I was initially tempted by a set of Batman bedding at the top of the page, but I had to go with these because of the classic designs. It's been over 20 years since I've seen this version of the TMNT used on merchandise, so it was quite a shock to see them popping off a comforter in 2018. They almost have that "airbrushed carnival t-shirt" look. Like, I wouldn't be surprised to see that picture on the side of a bitchin' panel van. Preferably one that's also been painted to look like the Party Wagon.

By the way, if you bought the comforter and sheet set for a Full sized bed, it'd cost you about $150. No better way to show that you're a fan of the heroes in a half shell than dropping almost two bills on a bedspread.


Lego Star Wars X-Wing Fighter
I can't make up a Christmas wish list and not pick something that combines two of my all-time favorite things, specifically Star Wars and Lego blocks. Besides, other than some Teenage Mutant Ninja Turtle bedding, I think there's just too many "grown-up" gifts on the list.  Fingerhut doesn't have the most extensive Lego selection, but they had enough to make it a tough decision. In the end, it was a toss-up between that giant walker thing to the left, and my third favorite ship in Star Wars, the X-Wing. If you're curious what my top two favorites are, it's Slave 1 and the B-Wing. Ships that fly in odd orientations do it for me.

The best thing about getting a Lego set for Christmas, other than the fact you were lucky enough to get a Lego set for Christmas, is the fun doesn't end after you open the box. Hell, half the fun is opening up all the bags of parts and organizing them for assembly. Or, you could just do what I did and pour all the pieces into one big pile. I know that's not how you're supposed to do it, but I liked to draw out the fun for as long as possible. Sure, I enjoy assembling the sets that only take 20 or 30 minutes, but my favorites were always the ones that took a good three or four days. I bet if I had the time off, I could stretch putting that X-Wing together into a week, at least.

Gotta allow time for R&D, and permits and such. You know how it goes.


Electric Fireplace

I love a nice fireplace. I've always enjoyed the smell of the burning wood, the warm glow of the flames, it's all so relaxing. Unfortunately, there's one major requirement in order to enjoy those things, a fireplace. It's not like I can just pile up some wood in the corner of my living room and light it all on fire.
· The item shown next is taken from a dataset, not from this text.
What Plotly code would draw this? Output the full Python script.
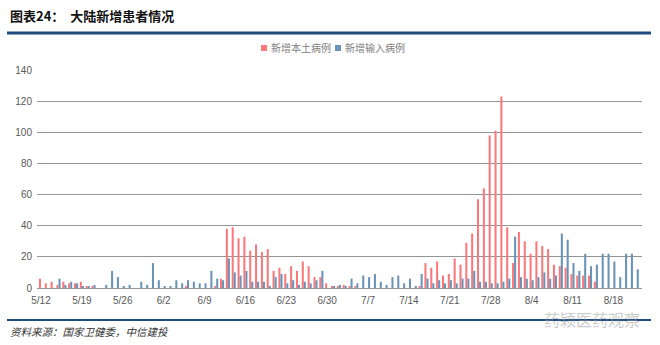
import pandas as pd
import plotly.graph_objects as go

# ---- data ----
dates = [f"{d.month}/{d.day}" for d in pd.date_range("2020-05-12", "2020-08-22")]

local_cases = [
    6, 3, 4, 2, 4, 3, 3, 4, 1, 1,      # 5/12-5/21
    0, 0, 0, 0, 0, 0, 0, 0, 0, 0,      # 5/22-5/31
    0, 0, 0, 0, 0, 1, 0, 0, 0, 0,      # 6/1-6/10
    1, 6, 38, 39, 32, 33, 24, 28, 23, 25,  # 6/11-6/20
    11, 13, 9, 14, 11, 17, 14, 7, 7, 3,    # 6/21-6/30
    1, 1, 2, 1, 1, 0, 0, 0, 0, 0,      # 7/1-7/10
    0, 0, 0, 0, 0, 1, 16, 13, 17, 8,   # 7/11-7/20
    9, 19, 15, 29, 35, 57, 64, 98, 101, 123,  # 7/21-7/30
    39, 16, 36, 30, 22, 30, 27, 25, 15, 14,   # 7/31-8/9
    13, 9, 8, 8, 8, 4, 0, 0, 0, 0,     # 8/10-8/19
    0, 0, 0,                           # 8/20-8/22
]

imported_cases = [
    0, 0, 0, 6, 2, 4, 3, 1, 1, 2,      # 5/12-5/21
    0, 2, 11, 7, 1, 2, 0, 4, 2, 16,    # 5/22-5/31
    5, 1, 1, 5, 3, 5, 4, 3, 3, 11,     # 6/1-6/10
    6, 5, 19, 10, 8, 11, 4, 4, 4, 1,   # 6/11-6/20
    7, 9, 3, 5, 2, 4, 3, 5, 11, 0,     # 6/21-6/30
    1, 2, 1, 6, 3, 8, 7, 9, 4, 2,      # 7/1-7/10
    7, 8, 3, 6, 1, 9, 6, 3, 5, 3,      # 7/11-7/20
    5, 3, 6, 6, 11, 4, 4, 3, 3, 4,     # 7/21-7/30
    6, 33, 7, 6, 5, 7, 10, 6, 8, 35,   # 7/31-8/9
    31, 16, 11, 22, 14, 15, 22, 22, 17, 7,  # 8/10-8/19
    22, 22, 12,                        # 8/20-8/22
]

series_names = ["新增本土病例", "新增输入病例"]
y_ticks = [0, 20, 40, 60, 80, 100, 120, 140]
x_tick_labels = dates[::7]

title_text = "图表24：  大陆新增患者情况"
source_text = "资料来源：国家卫健委，中信建投"
watermark_text = "药颖医药观察"

# ---- style ----
RED = "#F9787C"
BLUE = "#6B93B6"
NAVY = "#1D4C7C"
GRID = "#949494"
TXT = "#595959"
CJK = "Noto Sans CJK SC"

W, H = 660, 345
L, R, T, B = 37, 18, 70, 57
pw, ph = W - L - R, H - T - B


def px(x):
    return (x - L) / pw


def py(y):
    return (H - B - y) / ph


fig = go.Figure()
fig.add_trace(go.Bar(x=dates, y=local_cases, name=series_names[0],
                     marker=dict(color=RED, line=dict(width=0))))
fig.add_trace(go.Bar(x=dates, y=imported_cases, name=series_names[1],
                     marker=dict(color=BLUE, line=dict(width=0))))

shapes = [
    dict(type="line", xref="paper", yref="paper", x0=px(7), x1=px(651),
         y0=py(33), y1=py(33), line=dict(color=NAVY, width=3)),
    dict(type="line", xref="paper", yref="paper", x0=px(7), x1=px(651),
         y0=py(320), y1=py(320), line=dict(color=NAVY, width=2)),
    # legend swatches
    dict(type="rect", xref="paper", yref="paper", x0=px(261), x1=px(267),
         y0=py(51), y1=py(45), fillcolor=RED, line=dict(width=0)),
    dict(type="rect", xref="paper", yref="paper", x0=px(335), x1=px(341),
         y0=py(51), y1=py(45), fillcolor=BLUE, line=dict(width=0)),
]

annotations = [
    dict(text=f"<b>{title_text}</b>", xref="paper", yref="paper",
         x=px(8), y=py(16), xanchor="left", yanchor="middle", showarrow=False,
         font=dict(family=CJK, size=13, color="#111111")),
    dict(text=series_names[0], xref="paper", yref="paper",
         x=px(269), y=py(48), xanchor="left", yanchor="middle", showarrow=False,
         font=dict(family=CJK, size=10, color="#808080")),
    dict(text=series_names[1], xref="paper", yref="paper",
         x=px(343), y=py(48), xanchor="left", yanchor="middle", showarrow=False,
         font=dict(family=CJK, size=10, color="#808080")),
    dict(text=f"<i>{source_text}</i>", xref="paper", yref="paper",
         x=px(8), y=py(331), xanchor="left", yanchor="middle", showarrow=False,
         font=dict(family=CJK, size=10.5, color="#333333")),
    dict(text=watermark_text, xref="paper", yref="paper",
         x=px(592), y=py(319), xanchor="center", yanchor="middle", showarrow=False,
         font=dict(family=CJK, size=16, color="rgba(150,150,150,0.5)")),
]

fig.update_layout(
    width=W, height=H,
    margin=dict(l=L, r=R, t=T, b=B, pad=0),
    paper_bgcolor="white", plot_bgcolor="white",
    barmode="group", bargap=0.3, bargroupgap=0.0,
    showlegend=False,
    shapes=shapes, annotations=annotations,
    font=dict(family="Liberation Sans", size=10, color=TXT),
    xaxis=dict(type="category", range=[-0.68, 102.9],
               tickmode="array", tickvals=x_tick_labels, ticktext=x_tick_labels,
               showgrid=False, zeroline=False, showline=False, ticks="",
               ticklabelstandoff=5,
               tickfont=dict(family="Liberation Sans", size=10, color=TXT),
               fixedrange=True),
    yaxis=dict(range=[0, 140], tickmode="array", tickvals=y_ticks,
               showgrid=True, gridcolor=GRID, gridwidth=1,
               zeroline=True, zerolinecolor=GRID, zerolinewidth=1,
               showline=False, ticks="", ticklabelstandoff=4,
               tickfont=dict(family="Liberation Sans", size=10, color=TXT),
               fixedrange=True),
)

fig.write_html("out.html", config={"displayModeBar": False})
Well, that's not entirely true, I could do that. But then there's that whole problem with burning the house down. Insurance companies usually frown upon that sort of thing, and it's hard to get them to replace your home when you purposely lit a fire on the carpet because you wanted to some ambiance. Enter, the electric fireplace. You get all the benefits of the fireplace, with none of the drawbacks. No need to worry about cleaning out the ashes, no expensive chimney sweeps, and no need to worry about uninvited jolly fat men breaking into your house. All I have to do is put it in place and plug it in.

No, I chose this one because it looks like an older console style TV, what with its fancy wood veneer and shelves on the sides. The best part is, it actually acts as an entertainment center so the wife and I can enjoy our shows as we're sitting in front of the fire, wrapped up in a Teenage Mutant Ninja Turtles comforter, enjoying Figi's meats and cheese, while we cook some Belgian waffles and put together a Lego X-Wing Starfighter. Well, we can if Santa thinks I've been good enough. Here's hoping he hasn't been watching all the time.

By the way, does anyone else think that the "fire" in the fireplace looks like a couple of fighting wooly mammoths?

2 comments:

  1. Those electric fireplaces work great.I like to pretend I'm roasting fake marshmallows over the fighting wooly mammoths.